La Bella Otero
En agosto de 1906, el debut de una artista de fama mundial conmovía a Buenos Aires. En El Nacional, teatro inaugurado hacía poco (y que perdura en Corrientes al 900, en el emplazamiento original), su fundador y propietario, Jerónimo Podestá, hacía un alto en la temporada para recibir a la Bella Otero. Era notorio que la fama de Carolina, gallega de Pontevedra, nacida en 1868, provenía menos de sus dotes de bailarina que de sus innumerables amoríos con nobles europeos, incluidos dos o tres reyes, millonarios norte y sudamericanos, y, en fin, todo aquel capaz de mantener a esta bellísima mujer en su rumbosa existencia de "gran horizontal", eufemismo éste aplicado en París -su centro de operaciones- a algunas damas de pequeña virtud (otra metáfora) y caudalosos gastos suntuarios: joyas, ante todo, y luego ropa lujosa, mansión en la ciudad y casa de campo, automóviles, criados a granel, viajes en primerísima clase, etcétera. Liane de Pougy, Cléo de Mérode, figuraban también en la lista. A la Bella le complacían sobre todo las alhajas: en un film sobre su vida, María Félix, que la encarna, dice esta línea memorable (tratamos de reproducir su extravagante fonética): "Yeme les perles me surtú les emerodes".
Con semejante currículo, una multitud de elegantes, esnobs y curiosos colmó esa noche la sala de El Nacional para asistir a la primera de las diez funciones, anunciadas en este diario como "de cantos y bailes, tres comedias en un acto y una pantomima, con una orquesta de 24 profesores, dos compañías de pantomima con la Otero de protagonista, y el primer mimo de París, M. Jacquimet, con un repertorio especial para familias". Esta última advertencia se proponía desactivar el rumor de escándalo que acompañaba a la Bella.

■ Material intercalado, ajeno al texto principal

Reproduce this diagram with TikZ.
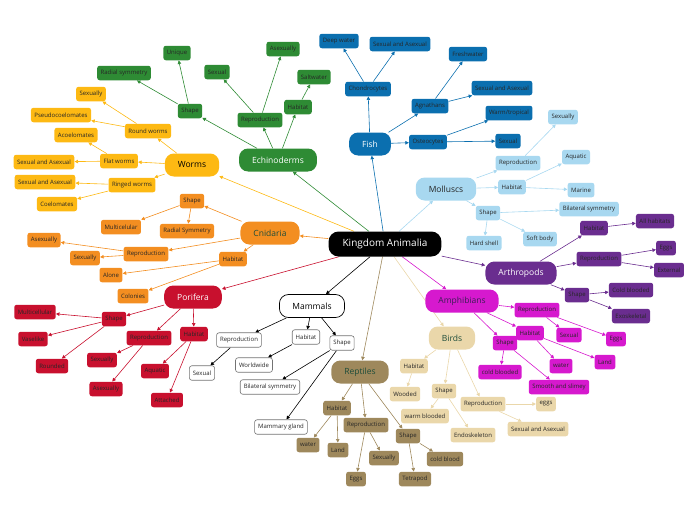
\documentclass[tikz,border=0pt]{standalone}
\usepackage{fontspec}
\setmainfont{Open Sans}
\usetikzlibrary{arrows.meta,backgrounds}
\definecolor{wormc}{HTML}{FDB913}
\definecolor{echc}{HTML}{2E8B34}
\definecolor{fishc}{HTML}{0B6FAF}
\definecolor{molc}{HTML}{A8D8F0}
\definecolor{artc}{HTML}{6A2D8F}
\definecolor{ampc}{HTML}{D619CE}
\definecolor{birc}{HTML}{EAD7AA}
\definecolor{repc}{HTML}{9E885C}
\definecolor{cnic}{HTML}{F38E21}
\definecolor{porc}{HTML}{C8102E}
\definecolor{darkgreen}{HTML}{1E4D3A}
\tikzset{
  root/.style={fill=black, text=white, rounded corners=10pt, minimum height=25pt, inner xsep=14pt, font=\fontsize{10}{12}\selectfont},
  hub/.style={rounded corners=9pt, minimum height=23pt, inner xsep=13pt, font=\fontsize{8.5}{10}\selectfont},
  leaf/.style={rounded corners=2.5pt, minimum height=14.5pt, inner xsep=3.5pt, inner ysep=1pt, text=black!85, font=\fontsize{6}{7}\selectfont},
  link/.style={-{Triangle[length=3.5pt,width=3.5pt]}, line width=0.6pt},
  worm/.style={leaf, fill=wormc}, echi/.style={leaf, fill=echc}, fish/.style={leaf, fill=fishc},
  moll/.style={leaf, fill=molc}, arth/.style={leaf, fill=artc}, amph/.style={leaf, fill=ampc},
  bird/.style={leaf, fill=birc}, rept/.style={leaf, fill=repc}, cnid/.style={leaf, fill=cnic},
  pori/.style={leaf, fill=porc}, mamm/.style={leaf, fill=white, draw=black!55, line width=0.6pt},
}
\begin{document}
\begin{tikzpicture}[x=1pt, y=-1pt]
	\useasboundingbox (0,0) rectangle (696,520);
	% Centre and main groups:
	\node[root] (kingdom) at (385,244) {Kingdom Animalia};
	\node[hub, fill=wormc] (worms) at (192,165) {Worms};
	\node[hub, fill=echc, text=white] (echinoderms) at (278,160) {Echinoderms};
	\node[hub, fill=fishc, text=white] (fish) at (370,144) {Fish};
	\node[hub, fill=molc, text=black!85] (molluscs) at (446,189) {Molluscs};
	\node[hub, fill=artc, text=white] (arthropods) at (521,273) {Arthropods};
	\node[hub, fill=ampc, text={rgb,255:red,58;green,30;blue,85}] (amphibians) at (462,301) {Amphibians};
	\node[hub, fill=birc, text=darkgreen] (birds) at (452,338) {Birds};
	\node[hub, fill=repc, text=darkgreen] (reptiles) at (360,372) {Reptiles};
	\node[hub, fill=white, draw=black, line width=0.7pt] (mammals) at (312,306) {Mammals};
	\node[hub, fill=cnic, text=darkgreen] (cnidaria) at (270,233) {Cnidaria};
	\node[hub, fill=porc, text=white] (porifera) at (193,297) {Porifera};
	% Worms
	\node[worm] (wround) at (148,131) {Round worms};
	\node[worm] (wflat) at (119,161) {Flat worms};
	\node[worm] (wringed) at (132,185) {Ringed worms};
	\node[worm] (wsexually) at (91,94) {Sexually};
	\node[worm] (wpseudo) at (61,115) {Pseudocoelomates};
	\node[worm] (wacoel) at (76,135) {Acoelomates};
	\node[worm] (wsexasex) at (44,162) {Sexual and Asexual};
	\node[worm] (wsexasexb) at (45,182) {Sexual and Asexual};
	\node[worm] (wcoel) at (57,204) {Coelomates};
	% Echinoderms
	\node[echi] (eshape) at (190,111) {Shape};
	\node[echi] (erepro) at (260,120) {Reproduction};
	\node[echi] (ehabitat) at (298,107) {Habitat};
	\node[echi] (eunique) at (177,53) {Unique};
	\node[echi] (eradial) at (124,73) {Radial symmetry};
	\node[echi] (esexual) at (217,72) {Sexual};
	\node[echi] (easexually) at (283,49) {Asexually};
	\node[echi] (esalt) at (314,77) {Saltwater};
	% Fish
	\node[fish] (fchondro) at (368,89) {Chondrocytes};
	\node[fish] (fagnath) at (430,106) {Agnathans};
	\node[fish] (fosteo) at (428,142) {Osteocytes};
	\node[fish] (fdeep) at (339,41) {Deep water};
	\node[fish] (fsexasex) at (400,44) {Sexual and Asexual};
	\node[fish] (ffresh) at (468,54) {Freshwater};
	\node[fish] (fsexasexb) at (502,88) {Sexual and Asexual};
	\node[fish] (fwarm) at (509,113) {Warm/tropical};
	\node[fish] (fsexual) at (508,141) {Sexual};
	% Molluscs
	\node[moll] (mrepro) at (518,163) {Reproduction};
	\node[moll] (mhabitat) at (512,187) {Habitat};
	\node[moll] (mshape) at (488,213) {Shape};
	\node[moll] (msexually) at (563,117) {Sexually};
	\node[moll] (maquatic) at (576,157) {Aquatic};
	\node[moll] (mmarine) at (581,190) {Marine};
	\node[moll] (mbilat) at (589,209) {Bilateral symmetry};
	\node[moll] (mhard) at (484,243) {Hard shell};
	\node[moll] (msoft) at (540,239) {Soft body};
	% Arthropods
	\node[arth] (ahabitat) at (594,228) {Habitat};
	\node[arth] (arepro) at (599,259) {Reproduction};
	\node[arth] (ashape) at (577,295) {Shape};
	\node[arth] (aall) at (655,221) {All habitats};
	\node[arth] (aeggs) at (666,248) {Eggs};
	\node[arth] (aext) at (669,270) {External};
	\node[arth] (acold) at (631,290) {Cold blooded};
	\node[arth] (aexo) at (631,316) {Exoskeletal};
	% Amphibians
	\node[amph] (prepro) at (537,310) {Reproduction};
	\node[amph] (pshape) at (505,343) {Shape};
	\node[amph] (phabitat) at (530,333) {Habitat};
	\node[amph] (psexual) at (569,335) {Sexual};
	\node[amph] (peggs) at (616,339) {Eggs};
	\node[amph] (pwater) at (561,366) {water};
	\node[amph] (pland) at (605,362) {Land};
	\node[amph] (pcold) at (500,372) {cold blooded};
	\node[amph] (psmooth) at (559,387) {Smooth and slimey};
	% Birds
	\node[bird] (bhabitat) at (414,366) {Habitat};
	\node[bird] (bshape) at (444,391) {Shape};
	\node[bird] (brepro) at (483,404) {Reproduction};
	\node[bird] (bwooded) at (405,394) {Wooded};
	\node[bird] (bwarm) at (425,416) {warm blooded};
	\node[bird] (bendo) at (473,435) {Endoskeleton};
	\node[bird] (beggs) at (546,404) {eggs};
	\node[bird] (bsexasex) at (538,429) {Sexual and Asexual};
	% Reptiles
	\node[rept] (rhabitat) at (337,408) {Habitat};
	\node[rept] (rrepro) at (366,425) {Reproduction};
	\node[rept] (rshape) at (408,436) {Shape};
	\node[rept] (rwater) at (308,445) {water};
	\node[rept] (rland) at (338,450) {Land};
	\node[rept] (reggs) at (356,479) {Eggs};
	\node[rept] (rsexually) at (384,458) {Sexually};
	\node[rept] (rtetra) at (415,479) {Tetrapod};
	\node[rept] (rcold) at (445,459) {cold blood};
	% Mammals
	\node[mamm] (nrepro) at (239,340) {Reproduction};
	\node[mamm] (nhabitat) at (306,337) {Habitat};
	\node[mamm] (nshape) at (342,343) {Shape};
	\node[mamm] (nsexual) at (202,373) {Sexual};
	\node[mamm] (nworld) at (254,365) {Worldwide};
	\node[mamm] (nbilat) at (270,387) {Bilateral symmetry};
	\node[mamm] (ngland) at (281,427) {Mammary gland};
	% Cnidaria
	\node[cnid] (cshape) at (192,201) {Shape};
	\node[cnid] (crepro) at (146,254) {Reproduction};
	\node[cnid] (chabitat) at (233,259) {Habitat};
	\node[cnid] (cmulti) at (121,227) {Multicelular};
	\node[cnid] (cradial) at (187,231) {Radial Symmetry};
	\node[cnid] (casexually) at (44,240) {Asexually};
	\node[cnid] (csexually) at (85,258) {Sexually};
	\node[cnid] (calone) at (111,275) {Alone};
	\node[cnid] (ccolonies) at (133,296) {Colonies};
	% Porifera
	\node[pori] (oshape) at (114,319) {Shape};
	\node[pori] (orepro) at (149,338) {Reproduction};
	\node[pori] (ohabitat) at (194,334) {Habitat};
	\node[pori] (omulti) at (35,312) {Multicellular};
	\node[pori] (ovase) at (33,339) {Vaselike};
	\node[pori] (orounded) at (52,366) {Rounded};
	\node[pori] (osexually) at (102,360) {Sexually};
	\node[pori] (oasexually) at (106,389) {Asexually};
	\node[pori] (oaquatic) at (155,371) {Aquatic};
	\node[pori] (oattached) at (167,400) {Attached};
	% Connectors:
	\begin{scope}[on background layer]
	\path[link, wormc] (kingdom) edge (worms) (worms) edge (wround) edge (wflat) edge (wringed)
		(wround) edge (wsexually) edge (wpseudo) (wflat) edge (wacoel) edge (wsexasex)
		(wringed) edge (wsexasexb) edge (wcoel);
	\path[link, echc] (kingdom) edge (echinoderms) (echinoderms) edge (eshape) edge (erepro) edge (ehabitat)
		(eshape) edge (eunique) edge (eradial) (erepro) edge (esexual) edge (easexually) (ehabitat) edge (esalt);
	\path[link, fishc] (kingdom) edge (fish) (fish) edge (fchondro) edge (fagnath) edge (fosteo)
		(fchondro) edge (fdeep) edge (fsexasex) (fagnath) edge (ffresh) edge (fsexasexb)
		(fosteo) edge (fwarm) edge (fsexual);
	\path[link, molc] (kingdom) edge (molluscs) (molluscs) edge (mrepro) edge (mhabitat) edge (mshape)
		(mrepro) edge (msexually) (mhabitat) edge (maquatic) edge (mmarine)
		(mshape) edge (mbilat) edge (mhard) edge (msoft);
	\path[link, artc] (kingdom) edge (arthropods) (arthropods) edge (ahabitat) edge (arepro) edge (ashape)
		(ahabitat) edge (aall) (arepro) edge (aeggs) edge (aext) (ashape) edge (acold) edge (aexo);
	\path[link, ampc] (kingdom) edge (amphibians) (amphibians) edge (prepro) edge (phabitat) edge (pshape)
		(prepro) edge (psexual) edge (peggs) (phabitat) edge (pwater) edge (pland)
		(pshape) edge (pcold) edge (psmooth);
	\path[link, birc] (kingdom) edge (birds) (birds) edge (bhabitat) edge (bshape) edge (brepro)
		(bhabitat) edge (bwooded) (bshape) edge (bwarm) edge (bendo) (brepro) edge (beggs) edge (bsexasex);
	\path[link, repc] (kingdom) edge (reptiles) (reptiles) edge (rhabitat) edge (rrepro) edge (rshape)
		(rhabitat) edge (rwater) edge (rland) (rrepro) edge (reggs) edge (rsexually)
		(rshape) edge (rtetra) edge (rcold);
	\path[link, black] (kingdom) edge (mammals) (mammals) edge (nrepro) edge (nhabitat) edge (nshape)
		(nrepro) edge (nsexual) (nhabitat) edge (nworld) (nshape) edge (nbilat) edge (ngland);
	\path[link, cnic] (kingdom) edge (cnidaria) (cnidaria) edge (cshape) edge (crepro) edge (chabitat)
		(cshape) edge (cmulti) edge (cradial) (crepro) edge (casexually) edge (csexually)
		(chabitat) edge (calone) edge (ccolonies);
	\path[link, porc] (kingdom) edge (porifera) (porifera) edge (oshape) edge (orepro) edge (ohabitat)
		(oshape) edge (omulti) edge (ovase) edge (orounded) (orepro) edge (osexually) edge (oasexually)
		(ohabitat) edge (oaquatic) edge (oattached);
	\end{scope}
\end{tikzpicture}
\end{document}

Ignoramos si las familias respondieron a la invitación, pero el grueso del público se compuso, naturalmente, de enardecidos caballeros deseosos de comprobar los méritos de una cómica (como se denominaba por entonces, con desdén, a las mujeres dedicadas al teatro) cuyo equivalente actual sería una modelo notoria.
* * *
Arturo Jiménez Pastor describió con sorna el debut, en la revista Caras y Caretas: "Aparecer la Belle y producirse una aclamación heroica fue todo uno [ ]. Y así fueron sucediéndose las aclamaciones, dirigidas por los caballeros principales de los palcos de honor, mientras la grande artista se despachaba con una genial pantomima [ ]. La Belle bailó unas seguidillas también geniales, cosa nunca vista [ ]. Ella frunció las cejas, diciendo «¡Ja!» y estalló una ovación; volvió a presentarse, puso las manos en las caderas, diciendo «¡Je!» y estalló otra ovación ¡Inolvidable espectáculo!". Después de una breve gira por Uruguay y Brasil, Carolina reapareció en Buenos Aires, en el Casino, y se despidió. Debemos, una vez más, estos datos a la imprescindible "Historia del teatro argentino", de Beatriz Seibel (Corregidor, 2002).
De monsieur Jacquimet, "primer mimo de París", ni una palabra. Tampoco sabemos, aunque es presumible, con cuántos de esos caballeros porteños principales "de los palcos de honor", alternó durante su estada la célebre cortesana. Quien hace de ella una descripción admirable es Colette, en una entrevista que figura en "La vagabonde". Es un día de verano en París. La Otero recibe a la escritora en enaguas y descalza. Como su conversación no da para mucho y su francés, tampoco, resuelve que la mejor manera de expresarse es bailando, y así lo hace. Bañada en sudor, despeinada, baila enardecida, sin cansarse. La prosa de Colette registra cada detalle: la espesa pelambre de las axilas, la figura espléndida (según los cánones del novecientos) de la gallega frenética, la cabellera renegrida, pegoteada, la oscilación de las caderas, la expresión alucinada. Innumerables toallas enjugan después la transpiración que gotea sobre el piso. Al parecer, algo salvaje y auténtico se desprendía de la Bella, algo que trascendía su equívoca fama y la publicidad que la exaltaba.
Carolina llegó casi a centenaria. Murió en 1965, en Montecarlo, donde transcurría su interminable ocaso, pese a la precaria situación económica, sentada día tras día a las mesas de juego donde antaño había despilfarrado las fortunas de hombres que -dice la leyenda- se suicidaron, arruinados por ella. Su sombra lujosa es una de las muchas que discurren todavía por los recovecos de El Nacional.